- Poster presentation
- Open Access
Administration of darunavir tablets in patients with difficulties in swallowing – two case reports
© Scholten et al; licensee BioMed Central Ltd. 2010
- Published: 8 November 2010
- Plasma Level
- Viral Load
- Trough Level
For various reasons it can be necessary to administer antiretrovirals permanently or temporarily in a dissolved form: swallowing difficulties, stomach tube or patients in an ICU. However, not all drugs are available as oral solution. Crushing and dissolving may be an option, but data on plasma levels and efficacy are limited or not existing.
We report efficacy and plasma level data for two patients, one with dysphagia and Candida esophagitis and one with a stomach tube, who received darunavir (DRV) crushed and dissolved.

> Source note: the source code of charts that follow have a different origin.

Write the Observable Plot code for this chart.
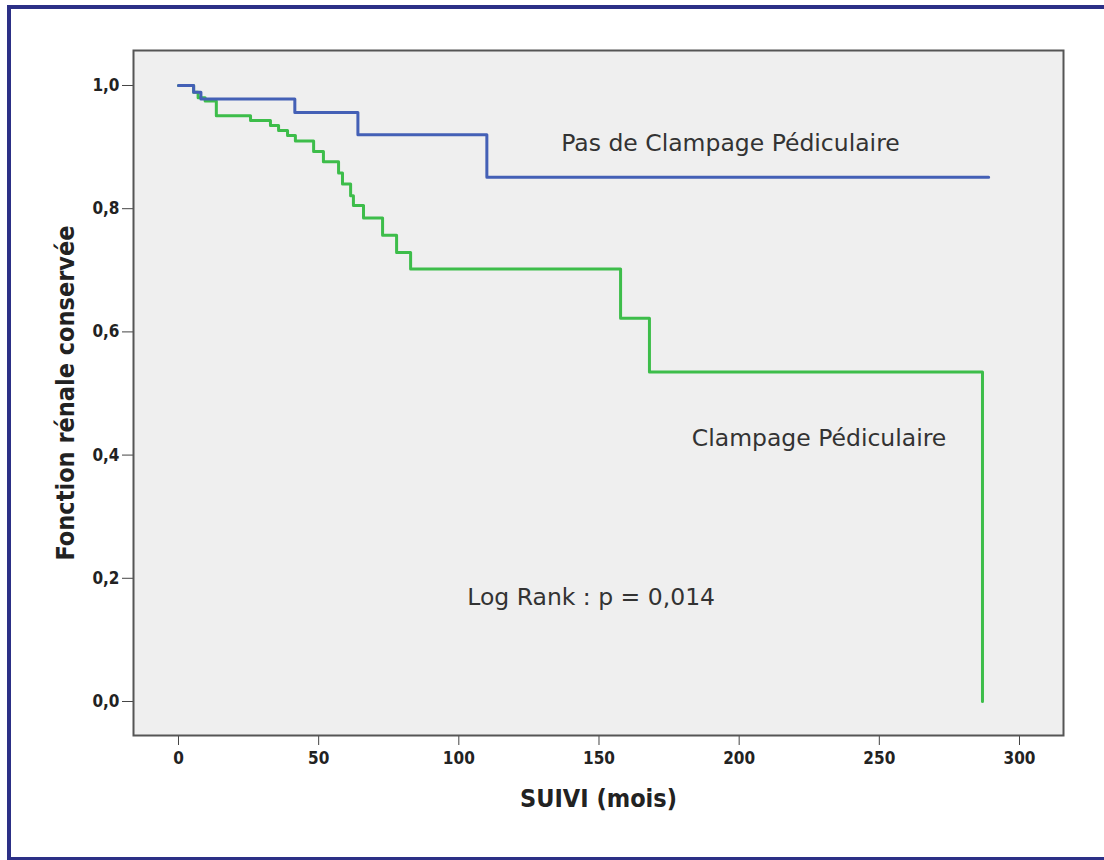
<!DOCTYPE html>
<html>
<head>
<meta charset="utf-8">
<script src="https://cdn.jsdelivr.net/npm/d3@7"></script>
<script src="https://cdn.jsdelivr.net/npm/@observablehq/plot@0.6"></script>
<style>
  html, body { margin: 0; padding: 0; background: #fff; }
  #wrap { position: relative; width: 1104px; height: 860px; overflow: hidden; }
  #border { position: absolute; left: 7px; top: 5px; width: 1110px; height: 848px; border: 4px solid #2c3086; box-sizing: content-box; }
  #chart { position: absolute; left: 0; top: 0; }
  .cond { font-family: "DejaVu Sans Condensed", "DejaVu Sans"; font-stretch: condensed; font-weight: bold; }
</style>
</head>
<body>
<div id="wrap"><div id="border"></div><div id="chart"></div></div>
<script>
// Pas de Clampage Pédiculaire (blue) — step times (mois) and survival
const blueTimes = [0, 5.4, 8, 41.5, 64, 110, 289];
const blueSurv  = [1.0, 0.989, 0.978, 0.956, 0.920, 0.851, 0.851];

// Clampage Pédiculaire (green)
const greenTimes = [0, 5.4, 7, 9.5, 13.5, 25.7, 32.8, 35.7, 38.9, 41.7, 48.2, 51.7, 57.1, 58.5, 61.4, 62.4, 66, 72.8, 77.8, 82.8, 157.7, 168, 286.8, 286.8];
const greenSurv  = [1.0, 0.989, 0.980, 0.975, 0.951, 0.943, 0.935, 0.927, 0.919, 0.910, 0.893, 0.876, 0.858, 0.840, 0.821, 0.805, 0.785, 0.757, 0.729, 0.702, 0.622, 0.535, 0.535, 0.0];

const yTicks = [0, 0.2, 0.4, 0.6, 0.8, 1.0];
const xTicks = [0, 50, 100, 150, 200, 250, 300];
const labels = ["Pas de Clampage Pédiculaire", "Clampage Pédiculaire", "Log Rank : p = 0,014"];

const blue = blueTimes.map((t, i) => ({t, s: blueSurv[i]}));
const green = greenTimes.map((t, i) => ({t, s: greenSurv[i]}));

const fmt = d => d.toFixed(1).replace(".", ",");

const chart = Plot.plot({
  width: 1104,
  height: 860,
  marginLeft: 133,
  marginRight: 41,
  marginTop: 50,
  marginBottom: 125,
  style: { background: "transparent", fontFamily: "DejaVu Sans", fontSize: "17px" },
  x: { domain: [-16.05, 315.7] },
  y: { domain: [-0.0552, 1.0568] },
  marks: [
    Plot.frame({ fill: "#efefef" }),
    Plot.axisY({ ticks: yTicks, tickFormat: fmt, tickSize: 11, tickPadding: 3, label: null, fill: "#222", stroke: "#444", className: "cond" }),
    Plot.axisX({ ticks: xTicks, tickSize: 10, tickPadding: 6, label: null, fill: "#222", stroke: "#444", className: "cond" }),
    Plot.line(green, { x: "t", y: "s", curve: "step-after", stroke: "#3dbd4a", strokeWidth: 3 }),
    Plot.line(blue, { x: "t", y: "s", curve: "step-after", stroke: "#4460b6", strokeWidth: 3 }),
    Plot.text([labels[0]], { x: () => 196.9, y: () => 0.906, fontSize: 23.5, fill: "#333", textAnchor: "middle", lineAnchor: "middle" }),
    Plot.text([labels[1]], { x: () => 228.5, y: () => 0.427, fontSize: 23.5, fill: "#333", textAnchor: "middle", lineAnchor: "middle" }),
    Plot.text([labels[2]], { x: () => 147.2, y: () => 0.169, fontSize: 23.5, fill: "#333", textAnchor: "middle", lineAnchor: "middle" }),
    Plot.text(["Fonction rénale conservée"], { frameAnchor: "left", dx: -68, rotate: -90, fontSize: 25, fill: "#222", textAnchor: "middle", lineAnchor: "middle", className: "cond" }),
    Plot.text(["SUIVI (mois)"], { frameAnchor: "bottom", dy: 63, fontSize: 25, fill: "#222", textAnchor: "middle", lineAnchor: "middle", className: "cond" }),
    Plot.frame({ stroke: "#555", strokeWidth: 2 })
  ]
});
document.getElementById("chart").appendChild(chart);
</script>
</body>
</html>
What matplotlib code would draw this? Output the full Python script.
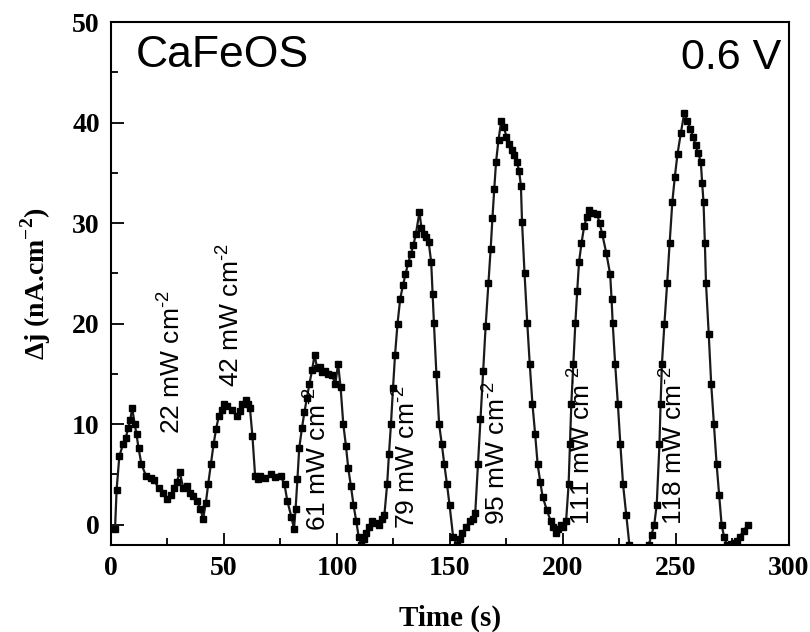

Patient 1 is 57 year old HIV+ male (CDC C3), first diagnosed in 1990, who has been on various antiretroviral regimens since 1992. He presented with a VL of 72.551 copies/mL, 56 CD4 cells/mm3 and candida esophagitis. HAART was initiated with DRV/RTV 600/100 mg in combination with etravirine (ETR) and raltegravir (RAL). DRV and RAL tablets were crushed, ETR was suspended and ritonavir (RTV) was given as oral solution. The medication was well accepted with exception of RTV oral solution. Trough levels (10 h post dose) for DRV were 6.950 ng/mL; measured one month post treatment initiation. At that time, VL had declined to 102 copies/mL; CD4 count had increased to 111 cells/mm3. The patient was then switched to tablets, viral load has been <40 copies/mL since then.
Patient 2 is a 48 year old HIV+ paraplegic woman (CDC C3), first diagnosed in 2004 with a permanent stomach tube. HAART with DRV/RTV 600/100 mg bid, RAL and tenofovir/emtricitabine via tube was initiated in 2008. Since then, viral load has been permanently < 40 copies/mL; CD4 count is stable between 440 and 540 cells/mm3. Plasma levels for DRV were within the therapeutic range: 4.430 ng/mL (5 hours post dose) in January and 5.210 ng/mL (3 hours post dose) in June.
Crushing DRV tablets and combining them with RTV oral solution reached adequate DRV plasma levels. In these two patients, HAART administered via artificial feeding was an effective option for short and long-term treatment.